Directive
Pull out every line below holding the word "code".

Data supplied
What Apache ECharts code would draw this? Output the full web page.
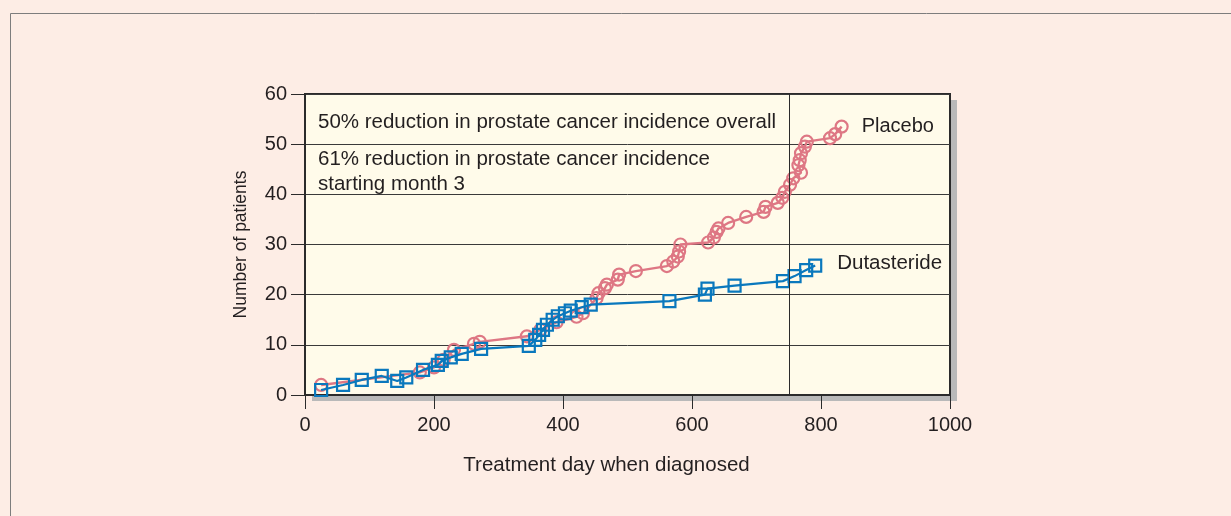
<!DOCTYPE html>
<html>
<head>
<meta charset="utf-8">
<script src="https://cdn.jsdelivr.net/npm/echarts@6/dist/echarts.min.js"></script>
<style>
  html, body { margin: 0; padding: 0; background: #fdede5; }
  #chart { width: 1231px; height: 516px; }
</style>
</head>
<body>
<div id="chart"></div>
<script>
// Cumulative number of patients diagnosed, by treatment day
var placeboDays   = [25, 178, 200, 215, 231, 262, 271, 344, 365, 390, 421, 431, 452, 455, 465, 468, 485, 487, 513, 561, 571, 578, 580, 582, 625, 634, 638, 641, 656, 684, 711, 714, 733, 740, 744, 752, 757, 769, 765, 767, 769, 775, 778, 814, 822, 832];
var placeboCounts = [2, 4.5, 5.5, 7, 9, 10.2, 10.6, 11.7, 13, 14.5, 15.6, 16.3, 19.3, 20.3, 21.3, 22, 23, 24, 24.7, 25.7, 26.6, 27.6, 28.6, 30, 30.4, 31.4, 32.5, 33.2, 34.3, 35.5, 36.5, 37.5, 38.3, 39.3, 40.5, 41.9, 43.2, 44.3, 45.8, 46.8, 48.2, 49.5, 50.5, 51.2, 52, 53.5];

var dutaDays   = [25, 59, 88, 119, 143, 157, 183, 206, 212, 226, 243, 273, 347, 357, 363, 369, 375, 384, 392, 403, 412, 429, 443, 565, 620, 624, 666, 741, 759, 777, 791];
var dutaCounts = [1, 2, 3, 3.8, 2.8, 3.5, 5, 6, 6.8, 7.5, 8.2, 9.2, 9.8, 11, 12, 13, 14, 15, 15.7, 16.3, 16.8, 17.5, 18, 18.7, 20, 21.2, 21.8, 22.7, 23.7, 24.9, 25.8];

var xTicks = [0, 200, 400, 600, 800, 1000];
var yTicks = [0, 10, 20, 30, 40, 50, 60];
var cutoffDay = 750;

var seriesNames = ['Placebo', 'Dutasteride'];
var noteOverall = '50% reduction in prostate cancer incidence overall';
var noteMonth3 = ['61% reduction in prostate cancer incidence', 'starting month 3'];

function pairs(xs, ys) {
  return xs.map(function (x, i) { return [x, ys[i]]; });
}

var FONT = '"Liberation Sans", Arial, Helvetica, sans-serif';
var TEXT = '#231f20';
var PINK = '#de7784';
var BLUE = '#0a78bd';

var chart = echarts.init(document.getElementById('chart'));

chart.setOption({
  backgroundColor: '#fdede5',
  animation: false,
  textStyle: { fontFamily: FONT, color: TEXT },
  grid: {
    left: 305, right: 281, top: 94, bottom: 121,
    show: true,
    backgroundColor: '#fffbea',
    borderColor: '#2b2b2b',
    borderWidth: 2
  },
  graphic: [
    {
      // page frame
      type: 'rect', silent: true, z: -2,
      shape: { x: 10.5, y: 13.5, width: 1300, height: 600 },
      style: { fill: 'none', stroke: '#7d7d7d', lineWidth: 1 }
    },
    {
      // drop shadow behind the plotting panel
      type: 'rect', silent: true, z: -1,
      shape: { x: 312, y: 100, width: 645, height: 301 },
      style: { fill: '#b9b9b9' }
    },
    {
      type: 'text', left: 318, top: 112, z: 10,
      style: { text: noteOverall, fontFamily: FONT, fontSize: 20.5, fill: TEXT }
    },
    {
      type: 'text', left: 318, top: 147, z: 10,
      style: { text: noteMonth3.join('\n'), fontFamily: FONT, fontSize: 20.5, lineHeight: 25, fill: TEXT }
    }
  ],
  xAxis: {
    type: 'value',
    min: xTicks[0], max: xTicks[xTicks.length - 1], interval: 200,
    name: 'Treatment day when diagnosed',
    nameLocation: 'middle',
    nameGap: 60,
    nameTextStyle: { fontFamily: FONT, fontSize: 20.5, color: TEXT, padding: [0, 42, 0, 0] },
    axisLine: { show: true, lineStyle: { color: '#2b2b2b', width: 2 } },
    axisTick: { show: true, inside: false, length: 14, lineStyle: { color: '#2b2b2b', width: 1 } },
    axisLabel: {
      margin: 20, fontFamily: FONT, fontSize: 20, color: TEXT,
      formatter: function (v) { return String(v); }
    },
    splitLine: { show: false }
  },
  yAxis: {
    type: 'value',
    min: yTicks[0], max: yTicks[yTicks.length - 1], interval: 10,
    name: 'Number of patients',
    nameLocation: 'middle',
    nameGap: 55,
    nameTextStyle: { fontFamily: FONT, fontSize: 17.5, color: TEXT },
    axisLine: { show: true, lineStyle: { color: '#2b2b2b', width: 2 } },
    axisTick: { show: true, inside: false, length: 14, lineStyle: { color: '#2b2b2b', width: 1 } },
    axisLabel: { margin: 18, fontFamily: FONT, fontSize: 20, color: TEXT },
    splitLine: { show: true, lineStyle: { color: '#3a3a3a', width: 1 } }
  },
  series: [
    {
      name: seriesNames[0],
      type: 'line',
      data: pairs(placeboDays, placeboCounts),
      symbol: 'circle',
      symbolSize: 12,
      z: 3,
      lineStyle: { color: PINK, width: 2.4 },
      itemStyle: { color: 'rgba(0,0,0,0)', borderColor: PINK, borderWidth: 2.2 },
      endLabel: {
        show: true, distance: 20,
        formatter: function (p) { return p.seriesName; },
        fontFamily: FONT, fontSize: 20, color: TEXT
      },
      markLine: {
        silent: true, symbol: ['none', 'none'],
        label: { show: false },
        lineStyle: { color: '#2b2b2b', width: 1, type: 'solid' },
        data: [{ xAxis: cutoffDay }]
      }
    },
    {
      name: seriesNames[1],
      type: 'line',
      data: pairs(dutaDays, dutaCounts),
      symbol: 'rect',
      symbolSize: 12,
      z: 4,
      lineStyle: { color: BLUE, width: 2.2 },
      itemStyle: { color: 'rgba(0,0,0,0)', borderColor: BLUE, borderWidth: 2.2 },
      endLabel: {
        show: true, distance: 22, offset: [0, -2],
        formatter: function (p) { return p.seriesName; },
        fontFamily: FONT, fontSize: 20.5, color: TEXT
      }
    }
  ]
});
</script>
</body>
</html>
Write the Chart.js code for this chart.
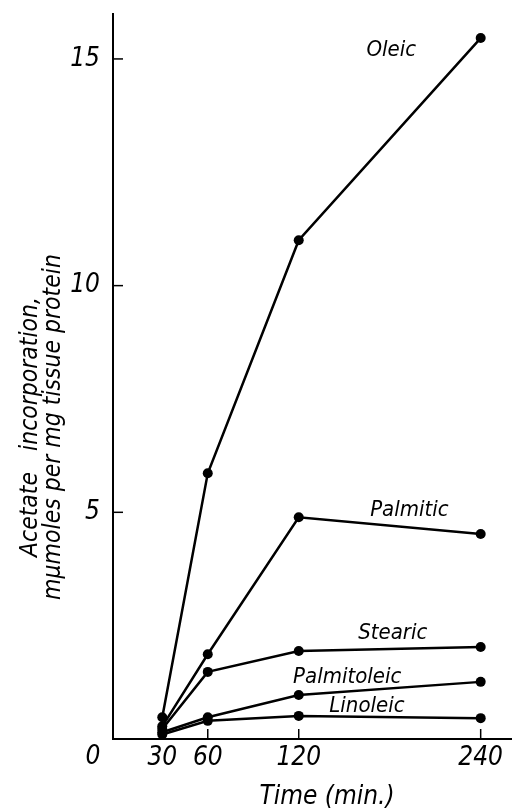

Worked answer
What Apache ECharts code would draw this? Output the full web page.
Write the Chart.js code for this chart.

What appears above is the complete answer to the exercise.